Lobbyists, businesses continue battle over Web sales tax

Amazon has 25 people on its payroll pushing for passage of the Marketplace Fairness Act.

THE SEATTLE TIMESSeptember 12, 2013 


Peter Ollodart, owner of Puget Sound Instrument, says his Tacoma, Wash., electronics business won't survive if the Internet sales tax bill becomes law and he is required to collect local taxes on out-of-state sales.

MARK HARRISON — Seattle Times

When Peter Ollodart realized earlier this year that a bill in Congress to require sales taxes on all Internet purchases could wipe out his company's slim profits, the owner of Puget Sound Instrument flew to Washington, D.C., to persuade lawmakers to oppose it.

The three-day trip cost Ollodart more than $2,000, no small share of the $50,000 salary he draws as the firm's president.

What Ollodart didn't know is his annual pay equals what Amazon.com Inc. spends per month for one powerhouse lobbying firm to get that same legislation enacted.

Seattle-based Amazon late last year hired Patton Boggs, a marquee Washington, D.C., lobbying group, to join two other firms on retainer as well as Amazon's in-house lobbyists in hopes of getting the Marketplace Fairness Act passed.

The bill cleared the Senate in May, 69-27. But the measure has stalled in the House Judiciary Committee, whose chairman, Rep. Bob Goodlatte, R-Va., has expressed "serious concerns" about the Senate version.

Still, the end of tax-free shopping on the Internet could be near. That prospect has spawned a fierce duel of special interests.

Amazon, Wal-Mart, Best Buy and some brick-and-mortar retailers are whipping up votes in favor.

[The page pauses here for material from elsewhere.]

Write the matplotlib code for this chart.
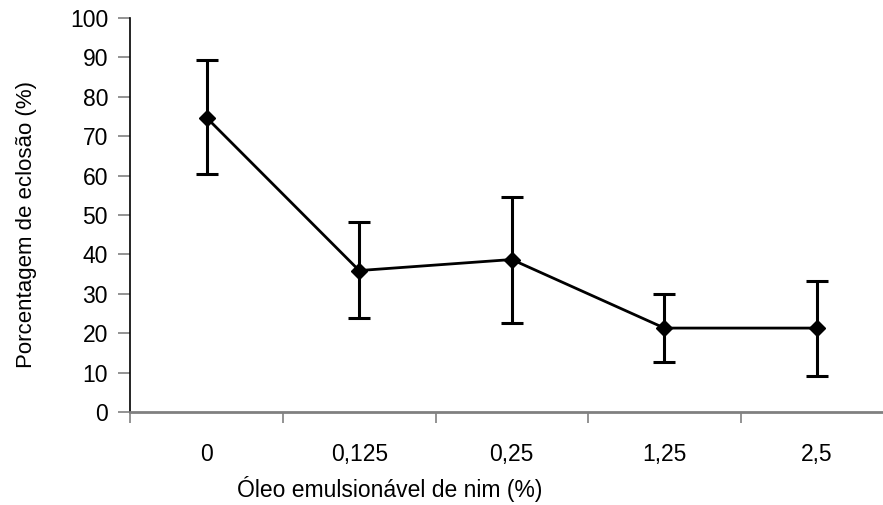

Other types of small businesses, the conservative Heritage Foundation, and eBay Inc. are leading the opposition.

The battle involves more than just campaign cash and a bevy of lobbyists. Both camps have made aggressive use of newspapers' op-ed pages, social media, briefings for lawmakers and staff, and competing studies purporting to debunk the other side's "facts" about the act.

A coalition formed in February by Amazon, Sears and more than 200 other companies, for instance, produced a video testimonial by Goodlatte's clothier in Roanoke, Va., that the bill would help the family business by ending online sellers' sales tax advantage.

The same group, Marketplace Fairness Coalition, supplied supportive lawmakers leaving town on August break with recess kits containing "top-line message points" to talk up how the bill would promote free markets, create jobs and reduce the need to raise taxes.

Though Amazon is a big beneficiary of tax-free shopping, the Seattle company for more than a decade has insisted it supports uniform federal rules that would apply to all but the smallest retailers. Achieving that could free Amazon from litigious confrontations with the growing number of states coming after it for uncollected taxes.

The Marketplace Fairness Act would override a pair of early Internet-era rulings by the U.S. Supreme Court that have kept states from compelling online and catalog retailers to collect sales taxes on orders from states where they do not have stores or another other physical presence.

One sign of the bill's priority for Amazon in this Congress is the company's visibly stepped-up presence on Capitol Hill. The company has spent $1.7 million on lobbying so far this year, according to the Center for Responsive Politics, a nonprofit watchdog group in Washington, D.C.

San Jose, Calif.-based eBay, the bill's biggest foe, has spent $1.2 million. It wants small businesses with less than $10 million in sales to be exempt.

Amazon is on pace to surpass the record $2.5 million it spent in 2012. Before 2006, its lobbying expenses never topped $1 million.

In the nine months ending in June, Amazon has paid Patton Boggs $500,000 for the services of nine lobbyists, according to federal lobbying reports. Among them are former Senate Majority Leader Trent Lott, R-Miss., and former Sen. John Breaux, D-La.

All but two Patton Boggs lobbyists on the Amazon account are former federal employees.

Amazon has lobbyists at two other firms working wholly or in part on the sales tax bill. One, Elizabeth Frazee of TwinLogic Strategies, is Goodlatte's former legislative director.

Amazon is among at least 135 companies and groups that have lobbied for or against the bill so far this year, according to data compiled by the Center for Responsive Politics.

The bill was Amazon's top concern, accounting for nearly as many visits to lawmakers as electronic privacy, skilled-worker visas and all other issues combined.